According to AAA and Best Western International, 50% of U.S. owners travel with their pet. With this in mind, here are some safety tips to make traveling with your pet safe and enjoyable.
- When packing the car, be certain to leave plenty of room for your dog to shift position and be comfortable. When traveling with your cat, the carrier should be large enough for them to stand and easily turn around. Also, leave plenty of room for a litter pan for your cat to use when you stop to rest.
- Pack plenty of food for your trip or vacation. Running out and having to suddenly change food may cause illness or diarrhea. This is especially important for pets on prescription diets that cannot be routinely purchased. As a good rule of thumb, take enough food for your trip length plus 2 extra days. For longer trips consider packing your pet’s regular bed or blanket and several toys. Just like those of us that travel with our favorite pillow, some pets feel more comfortable sleeping in their own bed.

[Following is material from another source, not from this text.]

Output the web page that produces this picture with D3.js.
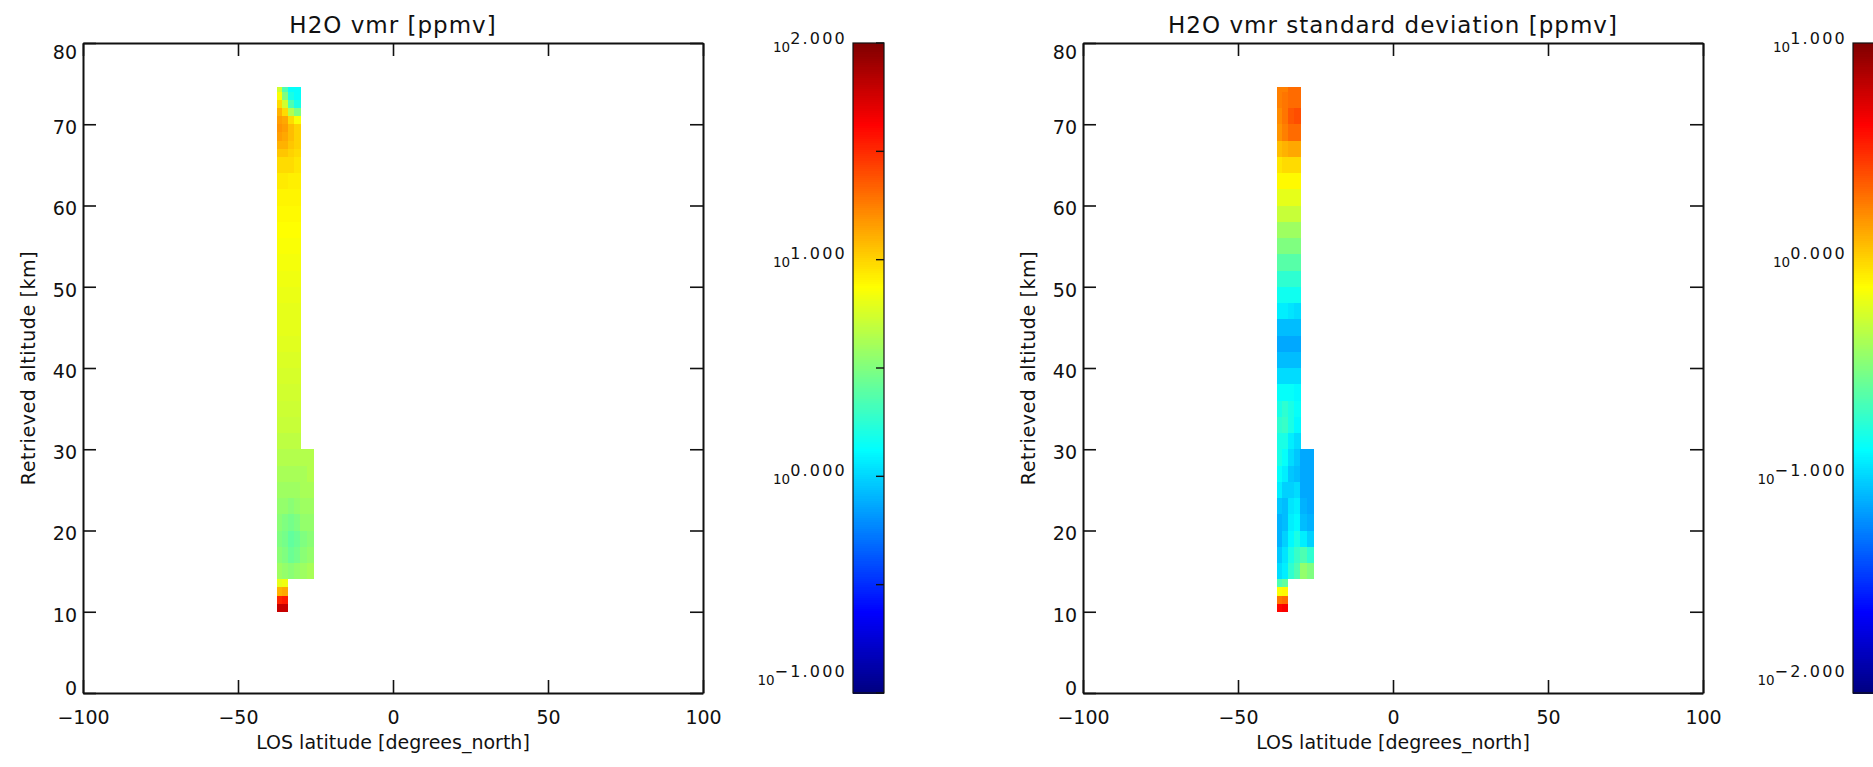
<!DOCTYPE html>
<html><head><meta charset="utf-8">
<script src="https://cdn.jsdelivr.net/npm/d3@7"></script>
<style>html,body{margin:0;padding:0;background:#fff;overflow:hidden}svg{display:block}</style>
</head><body>
<svg id="chart" width="1873" height="767"></svg>
<script>
// ---------------- data ----------------
const latTicks = [-100, -50, 0, 50, 100];
const altTicks = [0, 10, 20, 30, 40, 50, 60, 70, 80];
// cell edges (altitude in km, latitude in degrees_north)
const altEdges = [10,11,12,13,14,16,18,20,22,24,26,28,30,32,34,36,38,40,42,44,46,48,50,52,54,56,58,60,62,64,66,67,68,69,70,71,72,73,74,74.5];
const latEdges = [-37.5, -35.75, -34, -32, -30, -27.75, -25.5];
const _ = null;
// H2O vmr [ppmv], one array per latitude column, bottom (10 km) to top
const vmrCol1 = [61.7,33.1,12.6,6.31, 3.89,3.39,3.16,3.39,3.63,3.89,4.17,4.47, 4.79,5.13,5.31,5.50,5.69,5.89,6.10,6.31,6.31,6.53,6.76,7.00,7.24,7.50,7.76,8.04,8.61,9.55, 11.0,12.6,14.5,15.5,14.5,12.6,9.55,7.24,5.50];
const vmrCol2 = [61.7,35.5,13.5,6.76, 3.63,3.16,2.95,3.16,3.63,3.89,4.17,4.47, 4.79,5.13,5.31,5.50,5.69,5.89,6.10,6.31,6.31,6.53,6.76,7.00,7.24,7.50,7.76,8.04,8.61,9.55, 11.0,12.6,13.5,14.5,13.5,9.55,5.50,3.16,2.24];
const vmrCol3 = [_,_,_,_, 3.39,2.75,2.57,2.95,3.39,3.89,4.17,4.47, 4.79,5.13,5.31,5.50,5.69,5.89,6.10,6.31,6.31,6.53,6.76,7.00,7.24,7.50,7.76,8.04,8.32,9.55, 10.2,11.0,11.7,11.7,9.55,4.47,2.24,1.58,1.38];
const vmrCol4 = [_,_,_,_, 3.63,2.95,2.75,3.16,3.63,3.89,4.17,4.47, 4.79,5.13,5.31,5.50,5.69,5.89,6.10,6.31,6.31,6.53,6.76,7.00,7.24,7.50,7.76,8.04,8.32,8.91, 9.55,10.2,10.2,10.2,7.24,3.16,1.58,1.38,1.38];
const vmrCol5 = [_,_,_,_, 3.89,3.39,3.16,3.63,3.89,4.17,4.17,4.47, _,_,_,_,_,_,_,_,_,_,_,_,_,_,_,_,_,_, _,_,_,_,_,_,_,_,_];
const vmrCol6 = [_,_,_,_, 4.17,3.63,3.39,3.63,3.89,4.17,4.47,4.47, _,_,_,_,_,_,_,_,_,_,_,_,_,_,_,_,_,_, _,_,_,_,_,_,_,_,_];
// H2O vmr standard deviation [ppmv]
const sdCol1 = [4.07,1.91,0.724,0.224, 0.105,0.0912,0.0794,0.0794,0.0912,0.120,0.138,0.158, 0.158,0.182,0.158,0.138,0.105,0.0851,0.0741,0.0851,0.120,0.148,0.182,0.240,0.316,0.389,0.513,0.631,0.776,0.891, 1.17,1.17,1.55,1.55,1.66,1.66,1.78,1.78,1.78];
const sdCol2 = [4.37,2.04,0.776,0.257, 0.120,0.112,0.0977,0.0851,0.0851,0.0977,0.120,0.138, 0.158,0.195,0.182,0.138,0.105,0.0851,0.0741,0.0851,0.120,0.148,0.182,0.240,0.316,0.389,0.513,0.631,0.776,0.955, 1.26,1.26,1.78,1.78,1.91,1.91,1.91,1.91,1.78];
const sdCol3 = [_,_,_,_, 0.182,0.158,0.129,0.120,0.112,0.0977,0.0912,0.105, 0.120,0.158,0.158,0.138,0.105,0.0851,0.0741,0.0851,0.112,0.148,0.182,0.240,0.316,0.389,0.513,0.631,0.776,0.955, 1.35,1.35,2.04,2.04,2.34,2.34,2.04,2.04,2.04];
const sdCol4 = [_,_,_,_, 0.224,0.195,0.158,0.129,0.120,0.105,0.0851,0.0912, 0.105,0.129,0.138,0.129,0.105,0.0851,0.0741,0.0851,0.105,0.148,0.182,0.240,0.316,0.389,0.513,0.631,0.776,0.955, 1.35,1.35,2.04,2.04,2.51,2.51,2.04,2.04,2.04];
const sdCol5 = [_,_,_,_, 0.363,0.224,0.120,0.0851,0.0794,0.0741,0.0741,0.0741, _,_,_,_,_,_,_,_,_,_,_,_,_,_,_,_,_,_, _,_,_,_,_,_,_,_,_];
const sdCol6 = [_,_,_,_, 0.316,0.182,0.0977,0.0794,0.0741,0.0741,0.0741,0.0741, _,_,_,_,_,_,_,_,_,_,_,_,_,_,_,_,_,_, _,_,_,_,_,_,_,_,_];
// colour bar ranges (log10 exponents)
const vmrExponents = [-1, 0, 1, 2];
const sdExponents = [-2, -1, 0, 1];
const titles = ["H2O vmr [ppmv]", "H2O vmr standard deviation [ppmv]"];
const xTitle = "LOS latitude [degrees_north]";
const yTitle = "Retrieved altitude [km]";

// ---------------- drawing ----------------
const svg = d3.select('#chart');
const FONT = '"DejaVu Sans", Verdana, sans-serif';
function jet(t){
  t = Math.max(0, Math.min(1, t));
  const c = v => Math.round(255 * Math.max(0, Math.min(1, v)));
  return `rgb(${c(1.5 - Math.abs(4*t - 3))},${c(1.5 - Math.abs(4*t - 2))},${c(1.5 - Math.abs(4*t - 1))})`;
}
const minus = s => String(s).replace('-', '\u2212');
const clamp = (v, a, b) => Math.max(a, Math.min(b, v));

function drawPanel(cfg){
  const g = svg.append('g');
  const left = cfg.left, top = 43, w = 620, h = 650, bottom = top + h;
  const x = d3.scaleLinear().domain([-100, 100]).range([left, left + w]);
  const y = d3.scaleLinear().domain([0, 80]).range([bottom, top]);
  const lo = d3.min(cfg.exps), hi = d3.max(cfg.exps);
  const cnorm = d3.scaleLog().domain([Math.pow(10, lo), Math.pow(10, hi)]).range([0, 1]);

  // data cells
  const cells = g.append('g').attr('shape-rendering', 'crispEdges');
  cfg.cols.forEach((col, ci) => {
    col.forEach((v, ri) => {
      if (v == null) return;
      const x0 = x(latEdges[ci]), x1 = x(latEdges[ci + 1]);
      const y0 = y(altEdges[ri]), y1 = y(altEdges[ri + 1]);
      cells.append('rect')
        .attr('x', x0).attr('width', x1 - x0 + 0.5)
        .attr('y', y1 - 0.5).attr('height', y0 - y1 + 0.5)
        .attr('fill', jet(cnorm(v)));
    });
  });

  // axes (IDL style: inward ticks on all four sides)
  const styleAxis = sel => {
    sel.select('.domain').attr('stroke', '#111').attr('stroke-width', 2);
    sel.selectAll('.tick line').attr('stroke', '#111').attr('stroke-width', 1.6);
    sel.selectAll('text').attr('font-family', FONT).attr('font-size', 19).attr('fill', '#111');
  };
  const ax = g.append('g').attr('transform', `translate(0,${bottom})`)
    .call(d3.axisBottom(x).tickValues(latTicks).tickSizeInner(-13).tickSizeOuter(0).tickPadding(18).tickFormat(d => minus(d)))
    .call(styleAxis);
  ax.selectAll('text').attr('dy', '0.71em');
  const at = g.append('g').attr('transform', `translate(0,${top})`)
    .call(d3.axisTop(x).tickValues(latTicks).tickSizeInner(-13).tickSizeOuter(0).tickFormat(''))
    .call(styleAxis);
  at.selectAll('text').remove();
  const ay = g.append('g').attr('transform', `translate(${left},0)`)
    .call(d3.axisLeft(y).tickValues(altTicks).tickSizeInner(-13).tickSizeOuter(0).tickPadding(6))
    .call(styleAxis);
  ay.selectAll('.tick text').attr('dy', '0.36em')
    .attr('y', d => clamp(y(d) + 2.5, top + 8.5, bottom - 5) - y(d));
  const ar = g.append('g').attr('transform', `translate(${left + w},0)`)
    .call(d3.axisRight(y).tickValues(altTicks).tickSizeInner(-13).tickSizeOuter(0).tickFormat(''))
    .call(styleAxis);
  ar.selectAll('text').remove();

  // titles
  g.append('text').attr('x', left + w / 2).attr('y', 33).attr('text-anchor', 'middle')
    .attr('font-family', FONT).attr('font-size', 23).attr('letter-spacing', 1).attr('fill', '#111')
    .text(cfg.title);
  g.append('text').attr('x', left + w / 2).attr('y', 749).attr('text-anchor', 'middle')
    .attr('font-family', FONT).attr('font-size', 19).attr('fill', '#111').text(xTitle);
  g.append('text').attr('text-anchor', 'middle')
    .attr('transform', `translate(${left - 48},${(top + bottom) / 2}) rotate(-90)`)
    .attr('font-family', FONT).attr('font-size', 19).attr('letter-spacing', 0.6).attr('fill', '#111').text(yTitle);

  // colour bar
  const cbX = left + 770, cbW = 31;
  const cb = d3.scaleLinear().domain([lo, hi]).range([bottom, top]);
  const N = 300;
  const bar = g.append('g').attr('shape-rendering', 'crispEdges');
  d3.range(N).forEach(i => {
    const e0 = lo + (hi - lo) * i / N, e1 = lo + (hi - lo) * (i + 1) / N;
    bar.append('rect').attr('x', cbX).attr('width', cbW)
      .attr('y', cb(e1) - 0.5).attr('height', cb(e0) - cb(e1) + 1)
      .attr('fill', jet((i + 0.5) / N));
  });
  g.append('rect').attr('x', cbX).attr('y', top).attr('width', cbW).attr('height', h)
    .attr('fill', 'none').attr('stroke', '#111').attr('stroke-width', 1.2);
  d3.range(lo, hi + 0.001, 0.5).forEach(e => {
    g.append('line').attr('x1', cbX + cbW - 8).attr('x2', cbX + cbW)
      .attr('y1', cb(e)).attr('y2', cb(e)).attr('stroke', '#111').attr('stroke-width', 1.4);
  });
  cfg.exps.forEach(e => {
    const base = clamp(cb(e) + 7.5, top + 9, bottom - 8);
    const t = g.append('text').attr('x', cbX - 6).attr('y', base).attr('text-anchor', 'end')
      .attr('font-family', FONT).attr('fill', '#111');
    t.append('tspan').attr('font-size', 13.5).text('10');
    t.append('tspan').attr('font-size', 16).attr('dy', -8).attr('letter-spacing', 2.2)
      .text(minus(e.toFixed(3)));
  });
}

drawPanel({left: 83, title: titles[0], exps: vmrExponents,
  cols: [vmrCol1, vmrCol2, vmrCol3, vmrCol4, vmrCol5, vmrCol6]});
drawPanel({left: 1083, title: titles[1], exps: sdExponents,
  cols: [sdCol1, sdCol2, sdCol3, sdCol4, sdCol5, sdCol6]});
</script>
</body></html>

- If your pet takes medication, count them to be certain you have enough for the trip, plus 2 days. It can be difficult to get more medication if you run out. Veterinary hospitals require a physical exam before dispensing prescription medications. If you are flying, be sure all medications are in the original bottle and properly labeled. If your pet is prone to colitis from stress or dietary indiscretion while traveling, consider asking your veterinarian for appropriate medication to keep on hand during your travels.
- Make certain your pet has proper identification should they get lost. This includes a collar with an ID tag, rabies tag and county registration tag where required. Strongly consider a permanent form of identification such as a microchip. If your dog or cats slip out of their collar and escapes in an unfamiliar location, a microchip may be the only way for them to be identified and returned safely. Consider keeping pictures of all 4 sides of your pet, including unique markings, in your pet travel kit or permanently stored in your cell phone. Some shelters require visual proof when picking up a lost pet.
- Keep a copy of your pet’s current rabies certificate with you. Some hotels and all campgrounds require it. If traveling to a National Park, be aware there are specific rules about where dogs can go in the park. Having a copy of all of your pet’s current vaccinations may be necessary if they need to board at a facility outside of the park.
- For car travel, plan on stopping every 2-3 hours to allow your pet 10-15 minutes to get out, move around, get a drink or relieve themselves. Cats should be allowed to get out of the carrier and wander around the car and use the litter box. Do not get in and out of the car until your cat is back in the carrier. If they get scared and bolt, you may not be able to catch them.
- Ziploc® bags. You can never have enough while traveling. They can be useful for portioning out food for day trips, poop collection, or as a makeshift water bowl. A package of baby wipes can also be useful for those occasional accidents that happen.
- If staying in a hotel, be courteous and respectful to other guests. Keep your pet leashed and quiet in public spaces. Consider bringing some extra sheets or blankets to help protect hotel furniture from your pet and prevent extra pet damage charges.
- For plane travel, check with your airline ahead of time for specific pet travel requirements. Most airlines require a current Rabies Certificate, Health Certificate and a Statement of Temperature Acclimation. Small dogs and cats may be allowed in the cabin if the carrier fits under the seat. As a general rule, only 1 pet is allowed in the cabin per flight, so if there is more than one, be prepared for your pet to travel in the cargo hold.
- If you anticipate needing a rental car, call ahead to check on specific rental car rules and restrictions.
- Carry a Pet First Aid Kit when you travel. You never know when a cut pad, broken nail, an insect bite or sting is going to happen.